No. They’d be calling you asking when your next big event was, and what they could do to get involved.
Ideally, that’s how sponsorship works. But it’s not always easy to show sponsors exactly how much business was referred to them through the event. When you can’t easily prove return, you have to “smooth over” the ask.
You do this by having a yearly goals conversation. It takes a little time to create it upfront. You need to design a package of all the non-dues revenue options available. Some NDR you may even fold into tiered dues (if you have them). But the idea is that you have one goal conversation with each member and present them with options on how they can partner with the chamber in the most effective way.

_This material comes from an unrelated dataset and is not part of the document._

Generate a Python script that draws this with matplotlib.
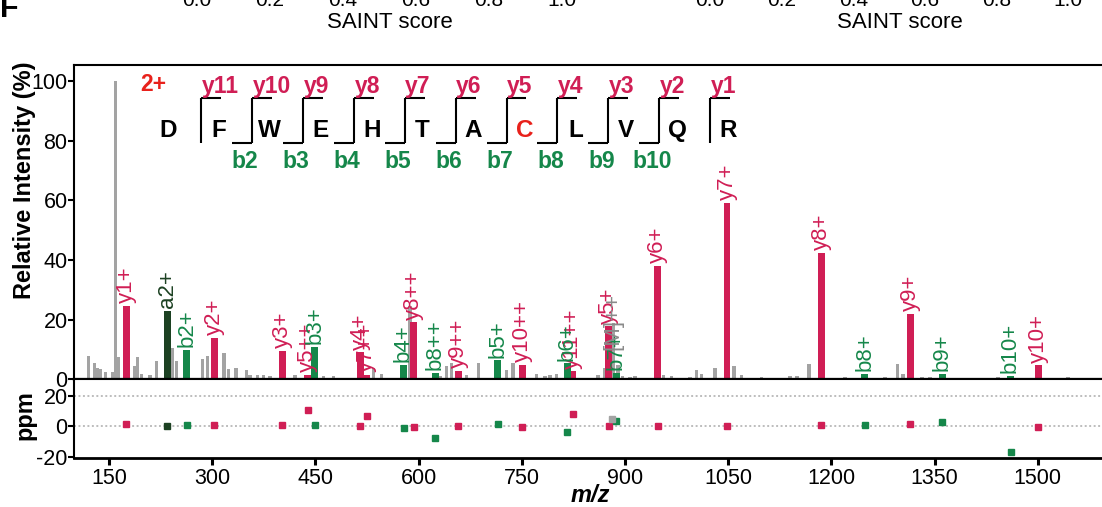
import matplotlib
matplotlib.use('Agg')
import matplotlib.pyplot as plt

plt.rcParams['font.family'] = ['Liberation Sans', 'DejaVu Sans']
plt.rcParams['axes.unicode_minus'] = False

CRIMSON = '#D01E55'
GREEN = '#15874A'
DKGREEN = '#1C4122'
GRAY = '#A3A3A3'
RED = '#E8211B'

# annotated y ions (m/z, rel. intensity, label, mass error ppm)
y_mz = [175.1, 303.2, 402.2, 438.7, 515.3, 524.7, 593.2, 657.8, 750.8, 824.3,
        876.3, 947.4, 1048.4, 1185.5, 1314.5, 1500.6]
y_int = [24.7, 13.9, 9.5, 1.5, 9.1, 1.5, 19.2, 3.0, 4.8, 2.7,
         17.8, 38.1, 59.1, 42.4, 22.0, 4.7]
y_lab = ['y1+', 'y2+', 'y3+', 'y5++', 'y4+', 'y7++', 'y8++', 'y9++', 'y10++', 'y11++',
         'y5+', 'y6+', 'y7+', 'y8+', 'y9+', 'y10+']
y_ppm = [1.8, 0.9, 0.9, 10.7, 0.2, 6.5, -0.5, 0.2, -0.5, 7.8,
         0.1, 0.1, 0.1, 0.8, 1.7, -0.6]

# annotated b ions
b_mz = [263.1, 449.2, 578.2, 624.7, 715.3, 816.3, 887.4, 1248.4, 1361.5, 1460.5]
b_int = [10.0, 10.9, 4.8, 2.2, 6.4, 5.4, 2.2, 2.0, 1.8, 1.3]
b_lab = ['b2+', 'b3+', 'b4+', 'b8++', 'b5+', 'b6+', 'b7+', 'b8+', 'b9+', 'b10+']
b_ppm = [0.9, 0.9, -1.2, -7.5, 1.8, -3.4, 3.6, 0.8, 2.9, -16.7]

# a ion
a_mz = [235.1]
a_int = [23.1]
a_lab = ['a2+']
a_ppm = [0.2]

# precursor
prec_mz = [881.8]
prec_int = [9.0]
prec_lab = ['[M]++']
prec_ppm = [4.5]

# unassigned peaks
noise_mz = [120.1, 128.8, 133.7, 137.5, 145.3, 155.5, 159.9, 163.2, 186.9, 191.3,
            197.7, 209.7, 219.5, 241.7, 248.5, 286.3, 293.6, 317.3, 323.5, 334.7,
            350.3, 355.1, 366.3, 374.4, 384.2, 420.5, 461.6, 476.2, 534.3, 546.5,
            587.6, 631.2, 641.0, 648.3, 670.1, 686.9, 728.2, 737.4, 771.8, 783.9,
            791.1, 800.9, 860.9, 871.1, 883.5, 890.0, 896.8, 907.4, 914.7, 955.8,
            968.0, 994.6, 1004.4, 1011.6, 1030.9, 1058.6, 1069.8, 1098.8, 1139.9, 1150.1,
            1167.6, 1219.9, 1278.0, 1296.5, 1304.2, 1331.8, 1343.5, 1442.3, 1544.0]
noise_int = [7.8, 5.6, 3.9, 3.6, 2.6, 2.4, 100.0, 7.5, 4.4, 7.7,
             2.0, 1.5, 6.2, 10.5, 6.2, 7.0, 7.8, 8.9, 3.6, 3.9,
             3.1, 1.5, 1.5, 1.5, 1.3, 1.6, 1.3, 1.1, 3.9, 1.7,
             24.7, 1.3, 4.4, 5.5, 1.5, 5.6, 3.1, 5.5, 1.7, 1.3,
             1.5, 1.7, 1.5, 3.9, 19.0, 5.0, 1.3, 1.0, 1.3, 1.5,
             1.1, 1.0, 3.1, 1.7, 4.0, 4.5, 1.4, 0.8, 1.2, 1.2,
             5.2, 0.7, 0.8, 5.2, 2.0, 0.8, 0.7, 0.7, 0.7]

sequence = list('DFWEHTACLVQR')
modified = ['C']

fig = plt.figure(figsize=(11.02, 5.07), dpi=100)
ax = fig.add_axes([0.0676, 0.2515, 0.9365, 0.6203])
ax2 = fig.add_axes([0.0676, 0.0966, 0.9365, 0.1549])

# spectrum
ax.bar(noise_mz, noise_int, width=4.5, color=GRAY, zorder=1)
ax.bar(prec_mz, prec_int, width=4.5, color=GRAY, zorder=1)
groups = [(y_mz, y_int, y_lab, y_ppm, CRIMSON),
          (b_mz, b_int, b_lab, b_ppm, GREEN),
          (a_mz, a_int, a_lab, a_ppm, DKGREEN),
          (prec_mz, prec_int, prec_lab, prec_ppm, '#8A8A8A')]
for mz, inten, lab, ppm, col in groups[:3]:
    ax.bar(mz, inten, width=10, color=col, zorder=2)
for mz, inten, lab, ppm, col in groups:
    for m, h, t in zip(mz, inten, lab):
        ax.text(m, h + 0.9, t, rotation=90, ha='center', va='bottom',
                color=col, fontsize=16, zorder=3)
    ax2.plot(mz, ppm, 's', ms=5, color=col if col != '#8A8A8A' else GRAY,
             linestyle='none', zorder=2)

ax.set_xlim(100, 1600)
ax.set_ylim(0, 105.4)
ax.set_xticks([])
ax.set_yticks([0, 20, 40, 60, 80, 100])
ax.tick_params(axis='y', length=4, width=1.5, labelsize=15.5, pad=1)
ax.spines['right'].set_visible(False)
ax.spines['left'].set_linewidth(1.5)
ax.spines['top'].set_linewidth(1.5)
ax.spines['bottom'].set_linewidth(2.3)
ax.spines['bottom'].set_zorder(4)

# fragment ladder
cut0, step = 283.9, 74.0
top_y, bot_y = 94.3, 79.2
stub = 29
for i, aa in enumerate(sequence):
    xc = cut0 + step * (i - 1) + 26
    ax.text(xc, 83.6, aa, ha='center', va='center', fontsize=17.5,
            fontweight='bold', color=RED if aa in modified else 'black')
for k in range(1, len(sequence)):
    xv = cut0 + step * (k - 1)
    ax.plot([xv, xv], [bot_y, top_y], color='black', lw=1.5, solid_capstyle='butt')
    ax.plot([xv, xv + stub], [top_y, top_y], color='black', lw=1.5, solid_capstyle='butt')
    ax.text(xv + 1.0, 98.3, 'y%d' % (len(sequence) - k), ha='left', va='center',
            fontsize=16.5, fontweight='bold', color=CRIMSON)
    if 2 <= k <= 10:
        ax.plot([xv - stub, xv], [bot_y, bot_y], color='black', lw=1.5,
                solid_capstyle='butt')
        ax.text(xv - 10, 73.2, 'b%d' % k, ha='center', va='center',
                fontsize=16.5, fontweight='bold', color=GREEN)
ax.text(214.1, 98.7, '2+', ha='center', va='center', fontsize=16.5,
        fontweight='bold', color=RED)

# ppm panel
ax2.axhline(20, color='#BDBDBD', lw=1.4, ls=(0, (1, 1.3)), zorder=0)
ax2.axhline(0, color='#BDBDBD', lw=1.4, ls=(0, (1, 1.3)), zorder=0)
ax2.set_xlim(100, 1600)
ax2.set_ylim(-20.6, 30.5)
ax2.set_yticks([-20, 0, 20])
ax2.set_xticks(list(range(150, 1501, 150)))
ax2.tick_params(axis='y', length=4, width=1.5, labelsize=15.5, pad=1)
ax2.tick_params(axis='x', length=5, width=2.2, labelsize=15.5, pad=2)
ax2.spines['right'].set_visible(False)
ax2.spines['top'].set_linewidth(1.5)
ax2.spines['left'].set_linewidth(1.5)
ax2.spines['bottom'].set_linewidth(2.0)

fig.text(25 / 1102, 1 - 180 / 507, 'Relative Intensity (%)', rotation=90,
         ha='center', va='center', fontsize=17, fontweight='bold')
fig.text(25 / 1102, 1 - 415 / 507, 'ppm', rotation=90,
         ha='center', va='center', fontsize=17, fontweight='bold')
fig.text(590 / 1102, 1 - 496 / 507, 'm/z', ha='center', va='center',
         fontsize=17, fontweight='bold', fontstyle='italic')

# cropped piece of the panel above
fig.text(0, 1 - 17 / 507, 'F', ha='left', va='baseline', fontsize=22, fontweight='bold')
for start, gap in [(197, 73), (710, 71.6)]:
    for j, t in enumerate(['0.0', '0.2', '0.4', '0.6', '0.8', '1.0']):
        fig.text((start + gap * j) / 1102, 1 - 6 / 507, t, ha='center',
                 va='baseline', fontsize=15)
fig.text(390 / 1102, 1 - 28 / 507, 'SAINT score', ha='center', va='baseline', fontsize=16)
fig.text(900 / 1102, 1 - 28 / 507, 'SAINT score', ha='center', va='baseline', fontsize=16)

fig.savefig('out.png', dpi=100)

This conversation does several things. It:
- paints the picture of the chamber as a partner in their success
- cuts down on the times you ask your member for money
- shows them all the opportunities they have with the chamber
- opens up the dialogue between you and your member
- clearly illustrates the value behind membership
Then you present an all-inclusive marketing strategy for their membership and the goals of their business.
Does that mean they can’t sign up for sponsorships or other future NDR? Of course not. But it focuses the conversation on what they’ll get out of membership, aligns the goals with their options, and streamlines the ask from multiple times down to one or two per year. That not only sits better for most members but works more efficiently through their budgeting process helping to ensure the maximum investment for both of you.